(Source code of charts)
• • • •
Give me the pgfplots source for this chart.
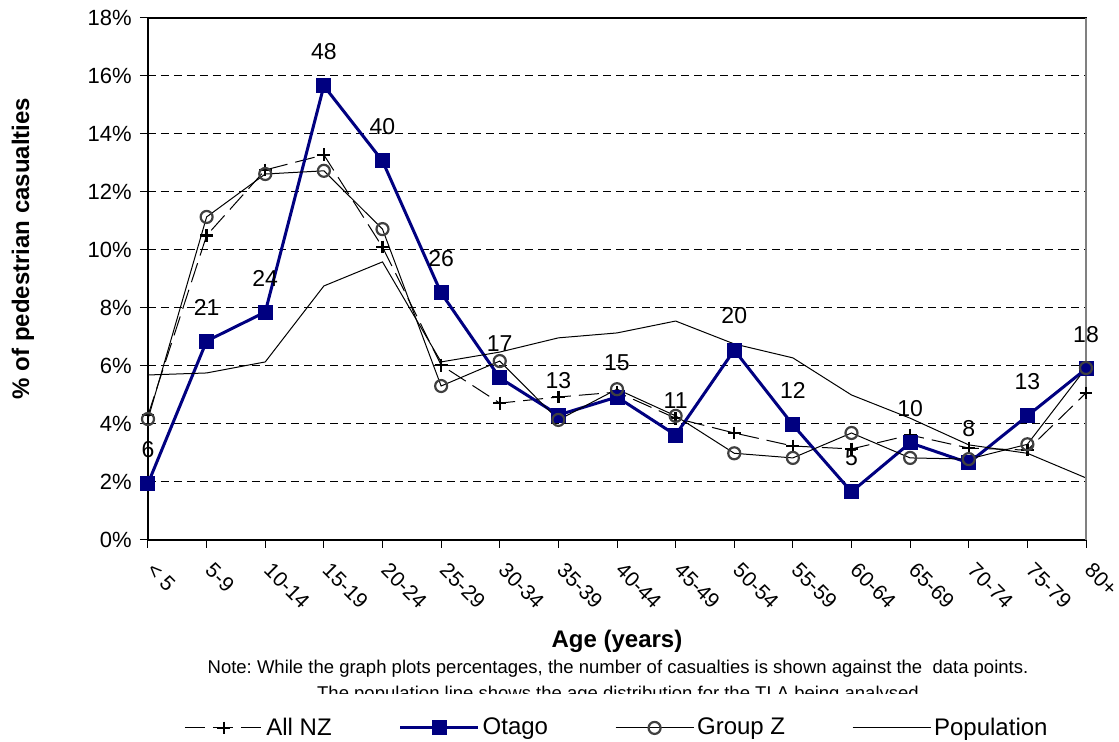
\documentclass[border=0pt]{standalone}
\usepackage{fontspec}
\setmainfont{Liberation Sans}
\usepackage{pgfplots}
\pgfplotsset{compat=1.18}
\usepackage{pgfplotstable}
\definecolor{navy}{RGB}{0,0,128}
\definecolor{cgray}{RGB}{64,64,64}
\frenchspacing

\pgfplotstableread{
x allnz otago lab groupz pop
0  4.30  1.95 6   4.17 5.69
1  10.50 6.86 21  11.14 5.76
2  12.76 7.86 24  12.62 6.14
3  13.28 15.66 48 12.73 8.76
4  10.10 13.07 40 10.72 9.59
5  6.03  8.52 26  5.31 6.14
6  4.72  5.59 17  6.17 6.48
7  4.93  4.31 13  4.14 6.97
8  5.10  4.93 15  5.20 7.14
9  4.20  3.62 11  4.28 7.55
10 3.69  6.55 20  2.99 6.76
11 3.24  3.97 12  2.83 6.28
12 3.14  1.66 5   3.69 5.00
13 3.62  3.35 10  2.83 4.20
14 3.17  2.66 8   2.79 3.28
15 3.10  4.28 13  3.30 2.99
16 5.07  5.90 18  5.93 2.14
}\datatable

\begin{document}
\begin{tikzpicture}
\begin{axis}[
  at={(0,0)}, anchor=south west,
  scale only axis,
  width=469pt, height=261pt,
  xmin=0, xmax=16, ymin=0, ymax=18,
  xtick={0,...,16},
  xticklabels={< 5,5-9,10-14,15-19,20-24,25-29,30-34,35-39,40-44,45-49,50-54,55-59,60-64,65-69,70-74,75-79,80+},
  ytick={0,2,...,18},
  yticklabels={0\%,2\%,4\%,6\%,8\%,10\%,12\%,14\%,16\%,18\%},
  tick align=outside,
  major tick length=4pt,
  xtick pos=bottom, ytick pos=left,
  tick style={black, line width=0.5pt},
  axis line style={black, line width=0.6pt},
  ymajorgrids,
  grid style={black, line width=0.5pt, dash pattern=on 4pt off 2.5pt},
  xticklabel style={font=\fontsize{10.5}{12}\selectfont, rotate=-45, anchor=north west, inner sep=0pt, xshift=7.4pt, yshift=-1.8pt},
  yticklabel style={font=\fontsize{11}{13}\selectfont, inner sep=0pt, xshift=-4pt},
  legend columns=4,
  legend style={at={(axis description cs:0.5005,-0.36)}, anchor=center, draw=none, fill=none,
    font=\fontsize{12}{14}\selectfont,
    /tikz/every even column/.append style={column sep=32pt},
    nodes={inner sep=1.5pt}},
  legend image code/.code={\draw[mark repeat=2,mark phase=2,#1] plot coordinates {(0pt,0pt) (19.5pt,0pt) (39pt,0pt)};},
  clip=false,
]
\addplot[black, line width=0.5pt, dash pattern=on 10pt off 4pt, mark=+, mark size=3.2pt,
  mark options={solid, line width=1.2pt}] table[x=x, y=allnz] {\datatable};
\addlegendentry{All NZ}
\addplot[navy, line width=1.5pt, mark=square*, mark size=3pt, mark options={solid, fill=navy},
  nodes near coords, point meta=explicit symbolic,
  every node near coord/.append style={black, anchor=center, yshift=17pt, font=\fontsize{11.5}{13}\selectfont, inner sep=0pt}]
  table[x=x, y=otago, meta=lab] {\datatable};
\addlegendentry{Otago}
\addplot[black, line width=0.5pt, mark=o, mark size=3pt, mark options={cgray, line width=1.1pt, fill=none}]
  table[x=x, y=groupz] {\datatable};
\addlegendentry{Group Z}
\addplot[black, line width=0.5pt] table[x=x, y=pop] {\datatable};
\addlegendentry{Population}
\draw[gray, line width=0.8pt] (rel axis cs:1,0) -- (rel axis cs:1,1);
\end{axis}
\node[rotate=90, anchor=center, font=\bfseries\fontsize{12}{14}\selectfont] at (-62.5pt,145.75pt) {\% of pedestrian casualties};
\node[anchor=base, font=\bfseries\fontsize{12}{14}\selectfont] at (234.5pt,-54pt) {Age (years)};
\node[anchor=base, font=\fontsize{9.25}{11}\selectfont] at (235pt,-66.75pt) {Note: While the graph plots percentages, the number of casualties is shown against the\ \ data points.};
\begin{scope}
\clip (-74pt,-77pt) rectangle (485.5pt,-70pt);
\node[anchor=base, font=\fontsize{9.25}{11}\selectfont] at (235pt,-80pt) {The population line shows the age distribution for the TLA being analysed};
\end{scope}
\pgfresetboundingbox
\path[use as bounding box] (-74pt,-101pt) rectangle (485.5pt,270pt);
\end{tikzpicture}
\end{document}
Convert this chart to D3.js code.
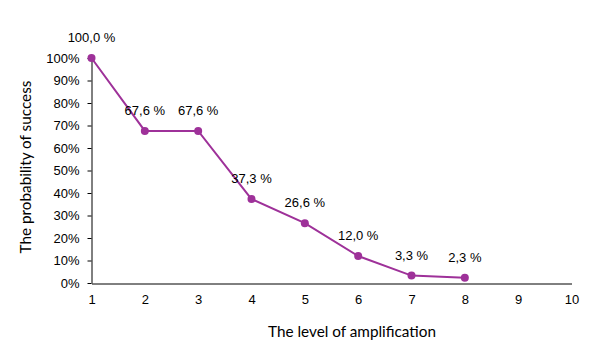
<!DOCTYPE html>
<html><head><meta charset="utf-8">
<script src="https://cdn.jsdelivr.net/npm/d3@7/dist/d3.min.js"></script>
<style>body{margin:0;background:#fff}svg{display:block}</style>
</head><body>
<script>
const levels = [1, 2, 3, 4, 5, 6, 7, 8];
const probability = [100.0, 67.6, 67.6, 37.3, 26.6, 12.0, 3.3, 2.3];
const pointLabels = ["100,0 %", "67,6 %", "67,6 %", "37,3 %", "26,6 %", "12,0 %", "3,3 %", "2,3 %"];
const xTicks = [1, 2, 3, 4, 5, 6, 7, 8, 9, 10];
const yTicks = [0, 10, 20, 30, 40, 50, 60, 70, 80, 90, 100];
const xTitle = "The level of amplification";
const yTitle = "The probability of success";

const W = 598, H = 357;
const color = "#9E3199";
const svg = d3.select("body").append("svg").attr("width", W).attr("height", H);
const x = d3.scaleLinear().domain([1, 10]).range([91.5, 571.5]);
const y = d3.scaleLinear().domain([0, 100]).range([283, 58]);
const font = "'Liberation Sans', Arial, sans-serif";

// y axis
const ya = svg.append("g").attr("transform", "translate(91.5,0)")
  .call(d3.axisLeft(y).tickValues(yTicks).tickFormat(d => d + "%").tickSize(4).tickSizeOuter(0).tickPadding(8));
ya.select(".domain").attr("stroke", "#000");
ya.selectAll(".tick line").attr("stroke", "#000");
ya.selectAll("text").attr("font-family", font).attr("font-size", 13).attr("fill", "#000");

// x axis
const xa = svg.append("g").attr("transform", "translate(0,283.5)")
  .call(d3.axisBottom(x).tickValues(xTicks).tickFormat(d3.format("d")).tickSize(0).tickPadding(11));
xa.select(".domain").attr("stroke", "#000");
xa.selectAll("text").attr("font-family", font).attr("font-size", 13).attr("fill", "#000");

const data = levels.map((l, i) => ({l, v: probability[i], t: pointLabels[i]}));
svg.append("path").datum(data)
  .attr("fill", "none").attr("stroke", color).attr("stroke-width", 2)
  .attr("d", d3.line().x(d => x(d.l)).y(d => y(d.v)));
svg.selectAll("circle.pt").data(data).enter().append("circle")
  .attr("cx", d => x(d.l)).attr("cy", d => y(d.v)).attr("r", 4).attr("fill", color);
svg.selectAll("text.lbl").data(data).enter().append("text")
  .attr("x", d => x(d.l)).attr("y", d => y(d.v) - 16)
  .attr("text-anchor", "middle").attr("font-family", font).attr("font-size", 13).attr("fill", "#000")
  .text(d => d.t);

svg.append("text").attr("x", 352).attr("y", 337).attr("text-anchor", "middle")
  .attr("font-family", "Lato, 'Open Sans', sans-serif").attr("font-size", 15.3).attr("fill", "#000").text(xTitle);
svg.append("text").attr("transform", "translate(31,167) rotate(-90)").attr("text-anchor", "middle")
  .attr("font-family", "Lato, 'Open Sans', sans-serif").attr("font-size", 15.3).attr("fill", "#000").text(yTitle);
</script>
</body></html>
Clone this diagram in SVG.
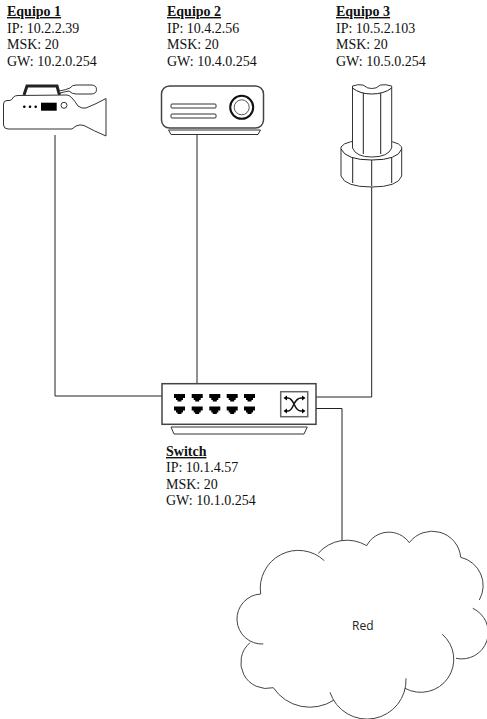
• • • •
## DIRECTION:
Repeat the data above exactly, but not the pictures.

## TASK RESPONSE:
Give me the pgfplots source for this chart.
\documentclass[border=0pt]{standalone}
\usepackage{fontspec}
\setmainfont{Liberation Sans}
\usepackage{pgfplots}
\pgfplotsset{compat=1.18}
\usepackage{pgfplotstable}
\definecolor{navy}{RGB}{0,0,128}
\definecolor{cgray}{RGB}{64,64,64}
\frenchspacing

\pgfplotstableread{
x allnz otago lab groupz pop
0  4.30  1.95 6   4.17 5.69
1  10.50 6.86 21  11.14 5.76
2  12.76 7.86 24  12.62 6.14
3  13.28 15.66 48 12.73 8.76
4  10.10 13.07 40 10.72 9.59
5  6.03  8.52 26  5.31 6.14
6  4.72  5.59 17  6.17 6.48
7  4.93  4.31 13  4.14 6.97
8  5.10  4.93 15  5.20 7.14
9  4.20  3.62 11  4.28 7.55
10 3.69  6.55 20  2.99 6.76
11 3.24  3.97 12  2.83 6.28
12 3.14  1.66 5   3.69 5.00
13 3.62  3.35 10  2.83 4.20
14 3.17  2.66 8   2.79 3.28
15 3.10  4.28 13  3.30 2.99
16 5.07  5.90 18  5.93 2.14
}\datatable

\begin{document}
\begin{tikzpicture}
\begin{axis}[
  at={(0,0)}, anchor=south west,
  scale only axis,
  width=469pt, height=261pt,
  xmin=0, xmax=16, ymin=0, ymax=18,
  xtick={0,...,16},
  xticklabels={< 5,5-9,10-14,15-19,20-24,25-29,30-34,35-39,40-44,45-49,50-54,55-59,60-64,65-69,70-74,75-79,80+},
  ytick={0,2,...,18},
  yticklabels={0\%,2\%,4\%,6\%,8\%,10\%,12\%,14\%,16\%,18\%},
  tick align=outside,
  major tick length=4pt,
  xtick pos=bottom, ytick pos=left,
  tick style={black, line width=0.5pt},
  axis line style={black, line width=0.6pt},
  ymajorgrids,
  grid style={black, line width=0.5pt, dash pattern=on 4pt off 2.5pt},
  xticklabel style={font=\fontsize{10.5}{12}\selectfont, rotate=-45, anchor=north west, inner sep=0pt, xshift=7.4pt, yshift=-1.8pt},
  yticklabel style={font=\fontsize{11}{13}\selectfont, inner sep=0pt, xshift=-4pt},
  legend columns=4,
  legend style={at={(axis description cs:0.5005,-0.36)}, anchor=center, draw=none, fill=none,
    font=\fontsize{12}{14}\selectfont,
    /tikz/every even column/.append style={column sep=32pt},
    nodes={inner sep=1.5pt}},
  legend image code/.code={\draw[mark repeat=2,mark phase=2,#1] plot coordinates {(0pt,0pt) (19.5pt,0pt) (39pt,0pt)};},
  clip=false,
]
\addplot[black, line width=0.5pt, dash pattern=on 10pt off 4pt, mark=+, mark size=3.2pt,
  mark options={solid, line width=1.2pt}] table[x=x, y=allnz] {\datatable};
\addlegendentry{All NZ}
\addplot[navy, line width=1.5pt, mark=square*, mark size=3pt, mark options={solid, fill=navy},
  nodes near coords, point meta=explicit symbolic,
  every node near coord/.append style={black, anchor=center, yshift=17pt, font=\fontsize{11.5}{13}\selectfont, inner sep=0pt}]
  table[x=x, y=otago, meta=lab] {\datatable};
\addlegendentry{Otago}
\addplot[black, line width=0.5pt, mark=o, mark size=3pt, mark options={cgray, line width=1.1pt, fill=none}]
  table[x=x, y=groupz] {\datatable};
\addlegendentry{Group Z}
\addplot[black, line width=0.5pt] table[x=x, y=pop] {\datatable};
\addlegendentry{Population}
\draw[gray, line width=0.8pt] (rel axis cs:1,0) -- (rel axis cs:1,1);
\end{axis}
\node[rotate=90, anchor=center, font=\bfseries\fontsize{12}{14}\selectfont] at (-62.5pt,145.75pt) {\% of pedestrian casualties};
\node[anchor=base, font=\bfseries\fontsize{12}{14}\selectfont] at (234.5pt,-54pt) {Age (years)};
\node[anchor=base, font=\fontsize{9.25}{11}\selectfont] at (235pt,-66.75pt) {Note: While the graph plots percentages, the number of casualties is shown against the\ \ data points.};
\begin{scope}
\clip (-74pt,-77pt) rectangle (485.5pt,-70pt);
\node[anchor=base, font=\fontsize{9.25}{11}\selectfont] at (235pt,-80pt) {The population line shows the age distribution for the TLA being analysed};
\end{scope}
\pgfresetboundingbox
\path[use as bounding box] (-74pt,-101pt) rectangle (485.5pt,270pt);
\end{tikzpicture}
\end{document}
Convert this chart to D3.js code.
<!DOCTYPE html>
<html><head><meta charset="utf-8">
<script src="https://cdn.jsdelivr.net/npm/d3@7/dist/d3.min.js"></script>
<style>body{margin:0;background:#fff}svg{display:block}</style>
</head><body>
<script>
const levels = [1, 2, 3, 4, 5, 6, 7, 8];
const probability = [100.0, 67.6, 67.6, 37.3, 26.6, 12.0, 3.3, 2.3];
const pointLabels = ["100,0 %", "67,6 %", "67,6 %", "37,3 %", "26,6 %", "12,0 %", "3,3 %", "2,3 %"];
const xTicks = [1, 2, 3, 4, 5, 6, 7, 8, 9, 10];
const yTicks = [0, 10, 20, 30, 40, 50, 60, 70, 80, 90, 100];
const xTitle = "The level of amplification";
const yTitle = "The probability of success";

const W = 598, H = 357;
const color = "#9E3199";
const svg = d3.select("body").append("svg").attr("width", W).attr("height", H);
const x = d3.scaleLinear().domain([1, 10]).range([91.5, 571.5]);
const y = d3.scaleLinear().domain([0, 100]).range([283, 58]);
const font = "'Liberation Sans', Arial, sans-serif";

// y axis
const ya = svg.append("g").attr("transform", "translate(91.5,0)")
  .call(d3.axisLeft(y).tickValues(yTicks).tickFormat(d => d + "%").tickSize(4).tickSizeOuter(0).tickPadding(8));
ya.select(".domain").attr("stroke", "#000");
ya.selectAll(".tick line").attr("stroke", "#000");
ya.selectAll("text").attr("font-family", font).attr("font-size", 13).attr("fill", "#000");

// x axis
const xa = svg.append("g").attr("transform", "translate(0,283.5)")
  .call(d3.axisBottom(x).tickValues(xTicks).tickFormat(d3.format("d")).tickSize(0).tickPadding(11));
xa.select(".domain").attr("stroke", "#000");
xa.selectAll("text").attr("font-family", font).attr("font-size", 13).attr("fill", "#000");

const data = levels.map((l, i) => ({l, v: probability[i], t: pointLabels[i]}));
svg.append("path").datum(data)
  .attr("fill", "none").attr("stroke", color).attr("stroke-width", 2)
  .attr("d", d3.line().x(d => x(d.l)).y(d => y(d.v)));
svg.selectAll("circle.pt").data(data).enter().append("circle")
  .attr("cx", d => x(d.l)).attr("cy", d => y(d.v)).attr("r", 4).attr("fill", color);
svg.selectAll("text.lbl").data(data).enter().append("text")
  .attr("x", d => x(d.l)).attr("y", d => y(d.v) - 16)
  .attr("text-anchor", "middle").attr("font-family", font).attr("font-size", 13).attr("fill", "#000")
  .text(d => d.t);

svg.append("text").attr("x", 352).attr("y", 337).attr("text-anchor", "middle")
  .attr("font-family", "Lato, 'Open Sans', sans-serif").attr("font-size", 15.3).attr("fill", "#000").text(xTitle);
svg.append("text").attr("transform", "translate(31,167) rotate(-90)").attr("text-anchor", "middle")
  .attr("font-family", "Lato, 'Open Sans', sans-serif").attr("font-size", 15.3).attr("fill", "#000").text(yTitle);
</script>
</body></html>
Clone this diagram in SVG.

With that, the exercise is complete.